[Figure scripts]
· · ·

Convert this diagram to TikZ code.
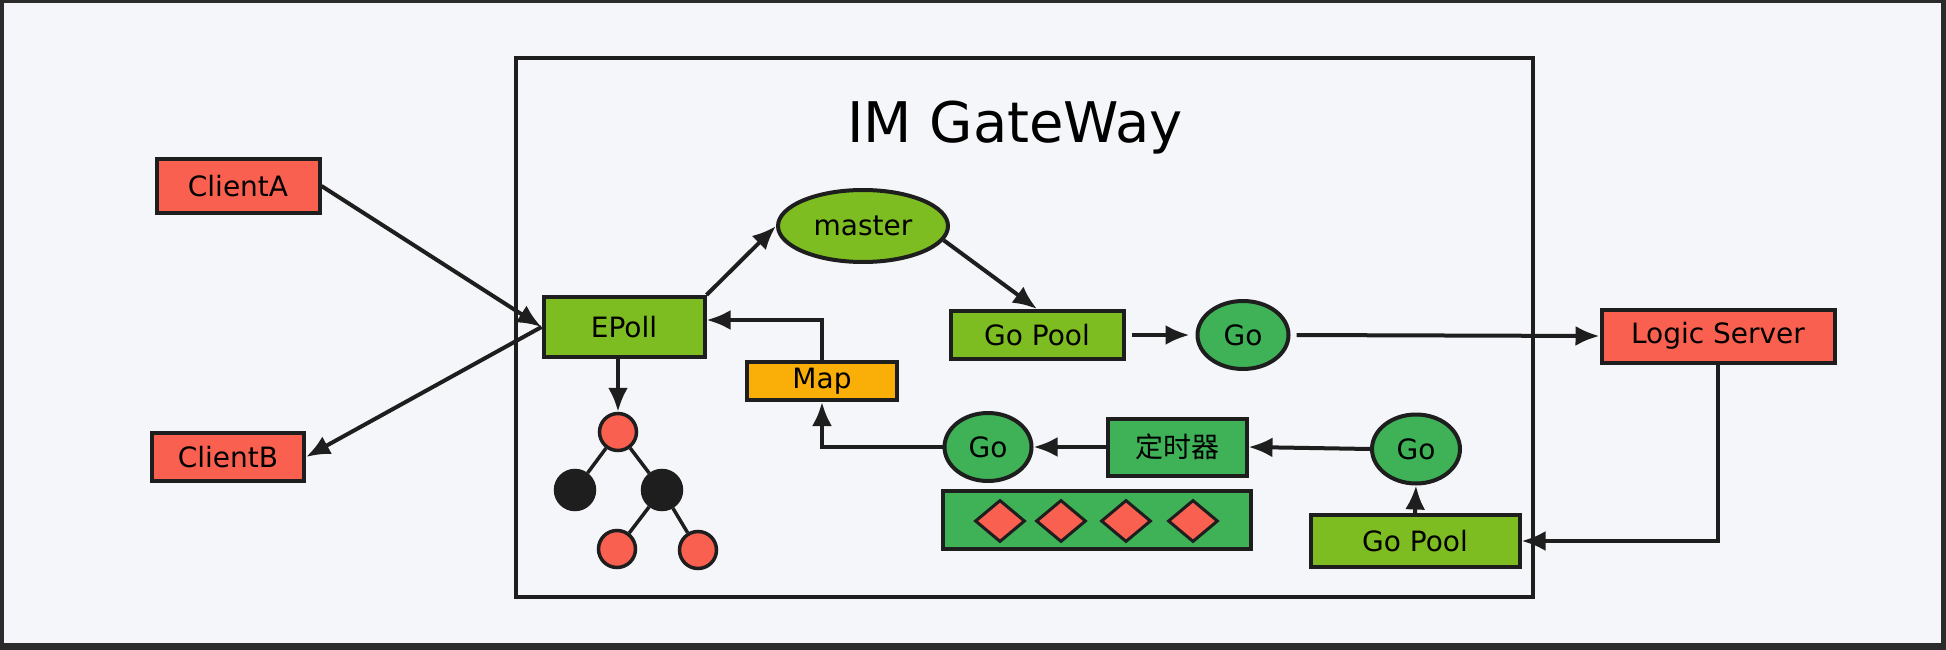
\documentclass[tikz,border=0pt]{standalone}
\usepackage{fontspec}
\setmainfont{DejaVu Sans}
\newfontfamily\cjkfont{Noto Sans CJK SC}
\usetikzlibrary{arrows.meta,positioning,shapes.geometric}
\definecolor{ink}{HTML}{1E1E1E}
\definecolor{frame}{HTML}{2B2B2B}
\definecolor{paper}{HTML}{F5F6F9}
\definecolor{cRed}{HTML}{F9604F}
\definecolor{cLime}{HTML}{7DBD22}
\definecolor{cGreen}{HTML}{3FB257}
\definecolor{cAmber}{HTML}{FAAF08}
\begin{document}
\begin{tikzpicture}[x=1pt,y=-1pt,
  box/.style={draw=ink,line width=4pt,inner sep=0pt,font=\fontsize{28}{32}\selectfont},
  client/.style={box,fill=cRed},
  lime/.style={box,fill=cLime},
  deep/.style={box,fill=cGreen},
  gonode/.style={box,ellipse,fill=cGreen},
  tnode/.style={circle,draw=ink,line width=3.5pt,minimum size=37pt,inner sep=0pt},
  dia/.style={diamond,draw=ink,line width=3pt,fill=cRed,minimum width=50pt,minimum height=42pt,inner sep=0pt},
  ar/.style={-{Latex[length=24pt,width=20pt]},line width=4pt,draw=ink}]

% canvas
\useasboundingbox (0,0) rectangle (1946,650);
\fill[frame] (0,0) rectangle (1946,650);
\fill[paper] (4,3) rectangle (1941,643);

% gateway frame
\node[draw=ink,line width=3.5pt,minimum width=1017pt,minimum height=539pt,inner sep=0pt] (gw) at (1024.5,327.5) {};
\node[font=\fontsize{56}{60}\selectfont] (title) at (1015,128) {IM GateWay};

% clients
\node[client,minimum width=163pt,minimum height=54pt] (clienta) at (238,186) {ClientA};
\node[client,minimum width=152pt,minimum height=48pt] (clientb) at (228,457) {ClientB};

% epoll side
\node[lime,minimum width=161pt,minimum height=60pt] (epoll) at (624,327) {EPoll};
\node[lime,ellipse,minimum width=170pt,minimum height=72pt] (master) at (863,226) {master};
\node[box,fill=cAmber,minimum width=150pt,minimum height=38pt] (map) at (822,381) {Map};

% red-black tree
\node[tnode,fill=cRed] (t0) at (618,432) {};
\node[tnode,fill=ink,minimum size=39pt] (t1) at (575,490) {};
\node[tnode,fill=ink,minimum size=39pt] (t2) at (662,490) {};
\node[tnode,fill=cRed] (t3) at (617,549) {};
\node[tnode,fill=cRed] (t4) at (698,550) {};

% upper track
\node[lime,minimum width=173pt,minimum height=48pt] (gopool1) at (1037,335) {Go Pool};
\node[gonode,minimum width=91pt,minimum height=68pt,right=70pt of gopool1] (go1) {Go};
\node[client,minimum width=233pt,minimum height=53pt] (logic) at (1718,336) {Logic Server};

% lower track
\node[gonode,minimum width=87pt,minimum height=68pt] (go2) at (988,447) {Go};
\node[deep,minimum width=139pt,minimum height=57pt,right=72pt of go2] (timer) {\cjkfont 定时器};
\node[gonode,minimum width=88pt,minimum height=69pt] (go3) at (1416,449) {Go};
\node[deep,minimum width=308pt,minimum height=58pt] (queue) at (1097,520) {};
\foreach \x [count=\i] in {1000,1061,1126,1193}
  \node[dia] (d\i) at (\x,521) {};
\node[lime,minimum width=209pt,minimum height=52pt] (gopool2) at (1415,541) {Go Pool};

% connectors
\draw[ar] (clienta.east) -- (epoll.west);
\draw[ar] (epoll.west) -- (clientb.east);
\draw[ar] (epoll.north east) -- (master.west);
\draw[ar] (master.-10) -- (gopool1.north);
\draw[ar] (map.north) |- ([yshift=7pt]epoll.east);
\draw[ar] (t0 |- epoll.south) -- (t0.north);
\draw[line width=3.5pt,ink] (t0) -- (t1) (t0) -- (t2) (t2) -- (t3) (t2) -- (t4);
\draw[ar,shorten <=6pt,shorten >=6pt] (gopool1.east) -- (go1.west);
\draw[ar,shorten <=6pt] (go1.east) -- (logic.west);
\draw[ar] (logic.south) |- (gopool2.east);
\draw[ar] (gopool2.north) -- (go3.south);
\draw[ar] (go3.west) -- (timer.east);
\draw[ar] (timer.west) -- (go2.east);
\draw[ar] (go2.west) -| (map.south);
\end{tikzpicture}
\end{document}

· · ·

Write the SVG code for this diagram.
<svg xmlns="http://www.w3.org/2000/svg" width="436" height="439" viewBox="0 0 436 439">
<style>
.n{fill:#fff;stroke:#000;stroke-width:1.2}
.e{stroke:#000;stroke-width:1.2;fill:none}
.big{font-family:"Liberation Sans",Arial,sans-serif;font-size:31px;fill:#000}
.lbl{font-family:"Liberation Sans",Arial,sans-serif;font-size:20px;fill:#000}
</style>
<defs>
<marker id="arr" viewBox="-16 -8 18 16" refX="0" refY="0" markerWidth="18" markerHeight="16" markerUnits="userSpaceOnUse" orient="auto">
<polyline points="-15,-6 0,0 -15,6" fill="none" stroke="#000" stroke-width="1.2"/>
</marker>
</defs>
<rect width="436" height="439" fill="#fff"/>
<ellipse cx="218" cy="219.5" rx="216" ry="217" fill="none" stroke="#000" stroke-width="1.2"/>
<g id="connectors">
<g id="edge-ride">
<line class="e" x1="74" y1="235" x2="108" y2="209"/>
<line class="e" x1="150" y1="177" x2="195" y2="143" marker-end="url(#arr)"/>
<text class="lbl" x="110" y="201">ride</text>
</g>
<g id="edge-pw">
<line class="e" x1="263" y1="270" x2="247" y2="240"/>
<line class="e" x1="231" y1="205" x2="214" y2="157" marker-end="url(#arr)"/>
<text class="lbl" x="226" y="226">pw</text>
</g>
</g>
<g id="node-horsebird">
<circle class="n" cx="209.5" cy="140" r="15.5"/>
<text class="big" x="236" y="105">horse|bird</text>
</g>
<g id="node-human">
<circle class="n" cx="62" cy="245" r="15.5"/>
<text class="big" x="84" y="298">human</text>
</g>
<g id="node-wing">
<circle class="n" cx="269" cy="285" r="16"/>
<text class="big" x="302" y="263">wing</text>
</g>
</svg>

· · ·

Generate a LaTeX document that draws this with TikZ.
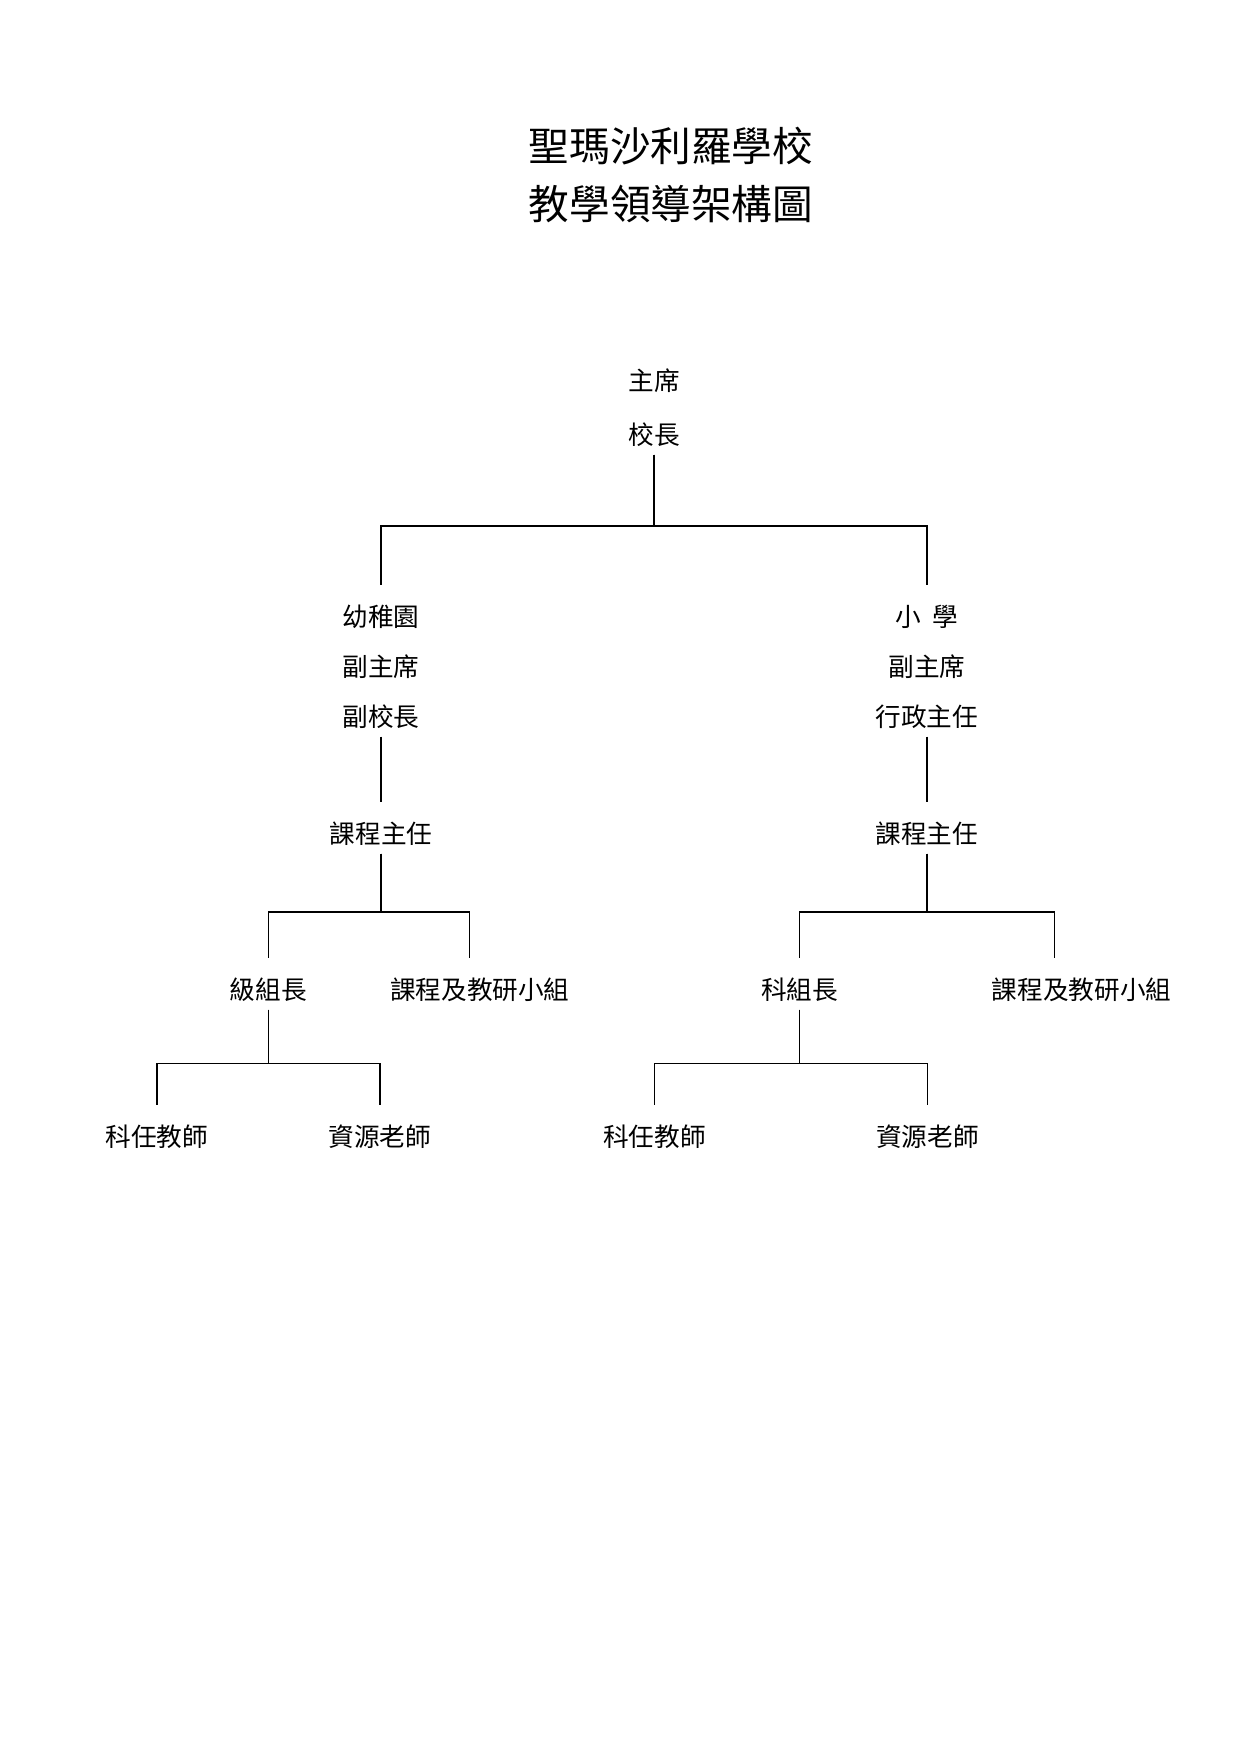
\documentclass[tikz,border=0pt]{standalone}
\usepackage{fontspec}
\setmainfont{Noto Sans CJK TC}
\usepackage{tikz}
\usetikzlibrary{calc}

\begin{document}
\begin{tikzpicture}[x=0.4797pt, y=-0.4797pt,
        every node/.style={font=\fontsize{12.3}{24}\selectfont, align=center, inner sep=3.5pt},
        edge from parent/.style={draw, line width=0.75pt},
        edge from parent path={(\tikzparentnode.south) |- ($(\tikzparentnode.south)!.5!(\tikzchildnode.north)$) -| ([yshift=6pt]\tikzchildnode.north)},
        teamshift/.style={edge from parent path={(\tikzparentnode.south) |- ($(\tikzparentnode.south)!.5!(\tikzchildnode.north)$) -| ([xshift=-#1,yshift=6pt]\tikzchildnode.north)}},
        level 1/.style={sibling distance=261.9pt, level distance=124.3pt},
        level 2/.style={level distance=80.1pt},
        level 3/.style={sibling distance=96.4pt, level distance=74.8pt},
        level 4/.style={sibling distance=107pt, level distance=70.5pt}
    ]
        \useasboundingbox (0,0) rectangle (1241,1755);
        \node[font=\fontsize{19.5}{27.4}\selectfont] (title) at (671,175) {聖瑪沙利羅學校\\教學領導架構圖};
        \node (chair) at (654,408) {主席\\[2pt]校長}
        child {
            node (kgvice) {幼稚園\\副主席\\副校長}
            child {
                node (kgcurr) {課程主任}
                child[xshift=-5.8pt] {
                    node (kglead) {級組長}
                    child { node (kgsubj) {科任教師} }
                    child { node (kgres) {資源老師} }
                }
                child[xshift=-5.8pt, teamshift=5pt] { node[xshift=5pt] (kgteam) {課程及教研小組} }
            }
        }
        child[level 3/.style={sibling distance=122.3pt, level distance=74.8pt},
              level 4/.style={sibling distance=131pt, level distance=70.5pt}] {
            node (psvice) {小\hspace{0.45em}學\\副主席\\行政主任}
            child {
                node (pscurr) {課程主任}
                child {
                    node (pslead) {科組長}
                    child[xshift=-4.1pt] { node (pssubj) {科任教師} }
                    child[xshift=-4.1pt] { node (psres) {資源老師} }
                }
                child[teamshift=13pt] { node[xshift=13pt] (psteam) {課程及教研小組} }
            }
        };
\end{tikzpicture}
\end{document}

· · ·

What the task requires:
Return each line with "diagram".

Result for this task:
Convert this diagram to TikZ code.
Write the SVG code for this diagram.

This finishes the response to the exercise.